Live Aid was the most exciting televised concert there ever was.
The thing I was most excited about before Live Aid began was, of all things, watching my favourite band (Status Quo) open the show on prime time TV. In addition to having playground conversations with friends about Status Quo’s superiority to Paul Young, I wanted to record the moment for posterity. Unfortunately not being millionaires we didn’t have a VHS video recorder. Furthermore despite all the talk about a joint broadcast with BBC and Radio 1, the stereo broadcast did not begin until later in the day – perhaps because Dave Lee Travis’ show couldn’t be interrupted or something important like that.
As a result, I found myself desperately looking round the back of the TV to see if I could get a lead from the TV to the tape recorder (no) and eventually found a microphone (why did my parents have a microphone?) that I could hold against the TV to record the three songs Quo played (Rockin’ All Over The World, Caroline and Don’t Waste My Time). I probably never listened to the resulting tape – it sounded hissy and terrible and had me telling my parents to Shhhhh! on it – but I had it, just in case the BBC wiped over the tapes and it was the last remaining copy (it wasn’t).
There were many memorable Live Aid moments: the time that scruffy haired pop star swore on live TV (Madonna), the moment when everyone was moved to tears by something unspeakably terrible (no, not The Cars’ “Drive” video – but when Simon Le Bon missed that note on “View To A Kill”).
I didn’t see Judas Priest, Black Sabbath or Led Zeppelin so this was before I had my Heavy Rock epiphany. It is difficult to believe Zeppelin agreed to play with Phil Collins on drums. Good grief! Collins even flew on Concorde from London piloted by Noel Edmonds (well – on the helicopter bit…). Perhaps he couldn’t believe his luck and wanted to get there before they changed their minds…

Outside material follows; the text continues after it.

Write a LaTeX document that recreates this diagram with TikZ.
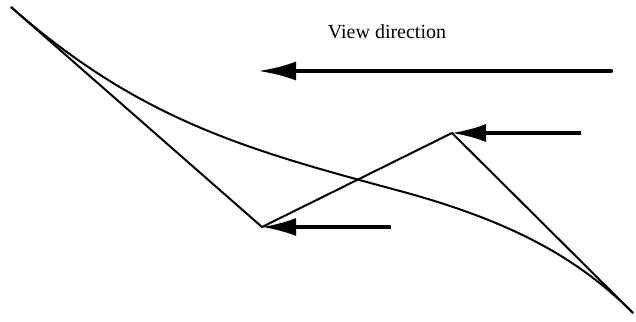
\documentclass[tikz,border=0pt]{standalone}
\usepackage{fontspec}
\setmainfont{Liberation Serif}
\usetikzlibrary{arrows.meta}
\begin{document}
\begin{tikzpicture}[x=1bp,y=-1bp,
  thinline/.style={line width=2bp,line join=miter},
  viewarrow/.style={line width=3.2bp,-{Latex[length=34bp,width=18bp]}},
  bigarrow/.style={line width=4.2bp,line cap=round,-{Latex[length=38bp,width=19bp]}},
  label/.style={font=\fontsize{20bp}{22bp}\selectfont,anchor=base,inner sep=0pt}]
\useasboundingbox (0,0) rectangle (636,321);
\coordinate (A) at (11,7);
\coordinate (B) at (262,227);
\coordinate (C) at (452,133);
\coordinate (D) at (633,313);
\coordinate (M) at (400,191);
\coordinate (Btail) at (391,227);
\coordinate (Ctail) at (581,133);
\coordinate (Vtail) at (611,71);
\coordinate (Vtip) at (258,71);
% curve
\draw[thinline] (A) .. controls (141,121.4) and (250,150.5) .. (M)
  .. controls (520,223.4) and (583,263) .. (D);
% ray lines
\draw[thinline] (A) -- (B) -- (C) -- (D);
% view arrows
\draw[viewarrow] (Btail) -- (B);
\draw[viewarrow] (Ctail) -- (C);
\draw[bigarrow] (Vtail) -- (Vtip);
\node[label] (vd) at (387,38) {View direction};
\end{tikzpicture}
\end{document}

Instead of these legendary bands I saw Adam Ant make the fundamental error #1 of saying “Here’s a new song” (See Scissor Sisters at Live 8) and Mel Smith making the error #2 of trying to be funny (see Ricky Gervais at Live 8) in front of a stadium of 72,000 people when introducing Queen (“We’ve had a bit of a complaint about the noise….from a woman in Belgium”).
Bowie graciously decided against reciting the Lord’s Prayer before his set (an easy error to make – see his later performance on the Freddie Mercury Tribute concert) and as everyone knows Queen stole the show, and in the meantime entered my consciousness for the first time. Queen was the only act that anyone talked about at school on Monday. Except perhaps Madonna…we were teenage boys after all…

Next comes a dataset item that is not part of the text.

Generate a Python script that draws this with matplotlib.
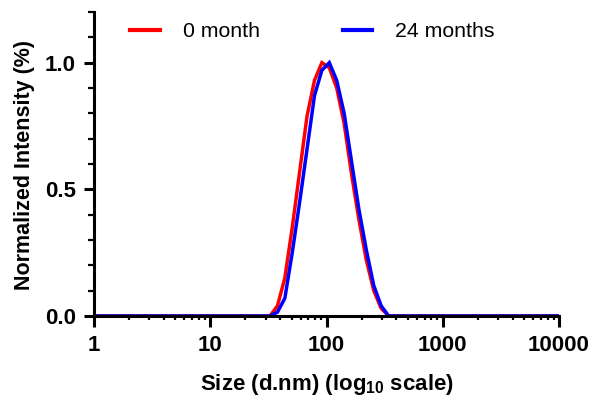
import numpy as np
import matplotlib
matplotlib.use("Agg")
import matplotlib.pyplot as plt
from matplotlib.ticker import FixedLocator, MultipleLocator, LogLocator, NullFormatter

plt.rcParams['font.family'] = ['Liberation Sans', 'DejaVu Sans']
plt.rcParams['mathtext.fontset'] = 'custom'
plt.rcParams['mathtext.rm'] = 'Liberation Sans'
plt.rcParams['mathtext.bf'] = 'Liberation Sans:bold'

# size bins (d.nm), DLS log-spaced classes
size_nm = [0.9649, 1.117, 1.294, 1.499, 1.736, 2.010, 2.328, 2.696, 3.122, 3.615,
           4.187, 4.849, 5.615, 6.503, 7.531, 8.721, 10.10, 11.70, 13.54, 15.69,
           18.17, 21.04, 24.36, 28.21, 32.67, 37.84, 43.82, 50.75, 58.77, 68.06,
           78.82, 91.28, 105.7, 122.4, 141.8, 164.2, 190.1, 220.2, 255.0, 295.3,
           342.0, 396.1, 458.7, 531.2, 615.1, 712.4, 825.0, 955.4, 1106, 1281,
           1484, 1718, 1990, 2305, 2669, 3091, 3580, 4145, 4801, 5560, 6439,
           7456, 8635, 10000]

# normalized intensity, non-zero part (bins 32.67 .. 342.0)
peak_0m = [0.0, 0.04, 0.15, 0.35, 0.57, 0.79, 0.93, 1.0, 0.98, 0.90,
           0.76, 0.56, 0.38, 0.22, 0.10, 0.03, 0.0]
peak_24m = [0.0, 0.015, 0.07, 0.25, 0.45, 0.66, 0.87, 0.97, 1.0, 0.93,
            0.80, 0.61, 0.42, 0.26, 0.12, 0.04, 0.0]
first_bin = 24  # index of 32.67 nm

labels = ['0 month', '24 months']
colors = ['#ff0000', '#0000ff']


def full_series(peak):
    y = np.zeros(len(size_nm))
    y[first_bin:first_bin + len(peak)] = peak
    return y


fig = plt.figure(figsize=(5.93, 3.96), dpi=100)
ax = fig.add_axes([0.1585, 0.1957, 0.7842, 0.774])

for peak, lab, c in zip([peak_0m, peak_24m], labels, colors):
    ax.plot(size_nm, full_series(peak), color=c, lw=2.5, label=lab, solid_joinstyle='miter')

ax.set_xscale('log')
ax.set_xlim(1, 10000)
ax.set_ylim(-0.01, 1.2)

for s in ['top', 'right']:
    ax.spines[s].set_visible(False)
ax.spines['bottom'].set_position(('data', 0))
ax.spines['left'].set_bounds(0, 1.2)
for s in ['bottom', 'left']:
    ax.spines[s].set_linewidth(2.2)
    ax.spines[s].set_color('black')

ax.xaxis.set_major_locator(FixedLocator([1, 10, 100, 1000, 10000]))
ax.set_xticklabels(['1', '10', '100', '1000', '10000'])
ax.xaxis.set_minor_locator(LogLocator(base=10, subs=np.arange(2, 10)))
ax.xaxis.set_minor_formatter(NullFormatter())
ax.yaxis.set_major_locator(FixedLocator([0, 0.5, 1.0]))
ax.set_yticklabels(['0.0', '0.5', '1.0'])
ax.yaxis.set_minor_locator(MultipleLocator(0.1))

ax.tick_params(axis='both', which='major', direction='out', width=2.2, length=7,
               labelsize=16, pad=6)
ax.tick_params(axis='x', which='major', length=8)
ax.tick_params(axis='both', which='minor', direction='out', width=1.6, length=4)
ax.tick_params(axis='x', which='minor', length=3)
for t in ax.get_xticklabels() + ax.get_yticklabels():
    t.set_fontweight('bold')

ax.set_xlabel(r'Size (d.nm) (log$_{\mathbf{10}}$ scale)', fontsize=16, fontweight='bold',
              labelpad=11)
ax.set_ylabel('Normalized Intensity (%)', fontsize=15.5, fontweight='bold', labelpad=7)

leg = ax.legend(loc='center left', bbox_to_anchor=(0.0774, 0.935), ncol=2, frameon=False,
                borderpad=0, borderaxespad=0,
                fontsize=15.3, handlelength=1.4, handletextpad=1.08, columnspacing=3.9)
for h in leg.legend_handles:
    h.set_linewidth(3)

fig.savefig('out.png', dpi=100)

I was watching with my parents when Queen came onstage. They were laughing at Freddie’s teeth. I couldn’t believe how good the band was. I didn’t know Bohemian Rhapsody too well, but I knew Radio Ga-Ga, Hammer to Fall, Crazy Little Thing Called Love and We Will Rock You / We are The Champions. Was there ever a better twenty minute collection of songs? Didn’t Wembley look great mimicking the video to Radio Ga-Ga?
It certainly beat “Is this The World We Created” which Brian May stunk the place up with shortly before the end.
Queen released “One Vision” in November that year. Some said it was a tribute to Live Aid. Top of The Pops featured the song, and Wham!’s “I’m Your Man” on the same show. This was a “Eureka! moment” for me and some of my school friends when we talked about it the next day. Wham! left us cold, but Queen were unbelievable.
It was a great tune and the first 12” single I bought – in red vinyl. Unfortunately it was warped and Our Price didn’t have any more so I swapped it for a regular black vinyl version. I saw the red vinyl in a record fair for £20 last week. The black vinyl version can be had on ebay for £1… Damn.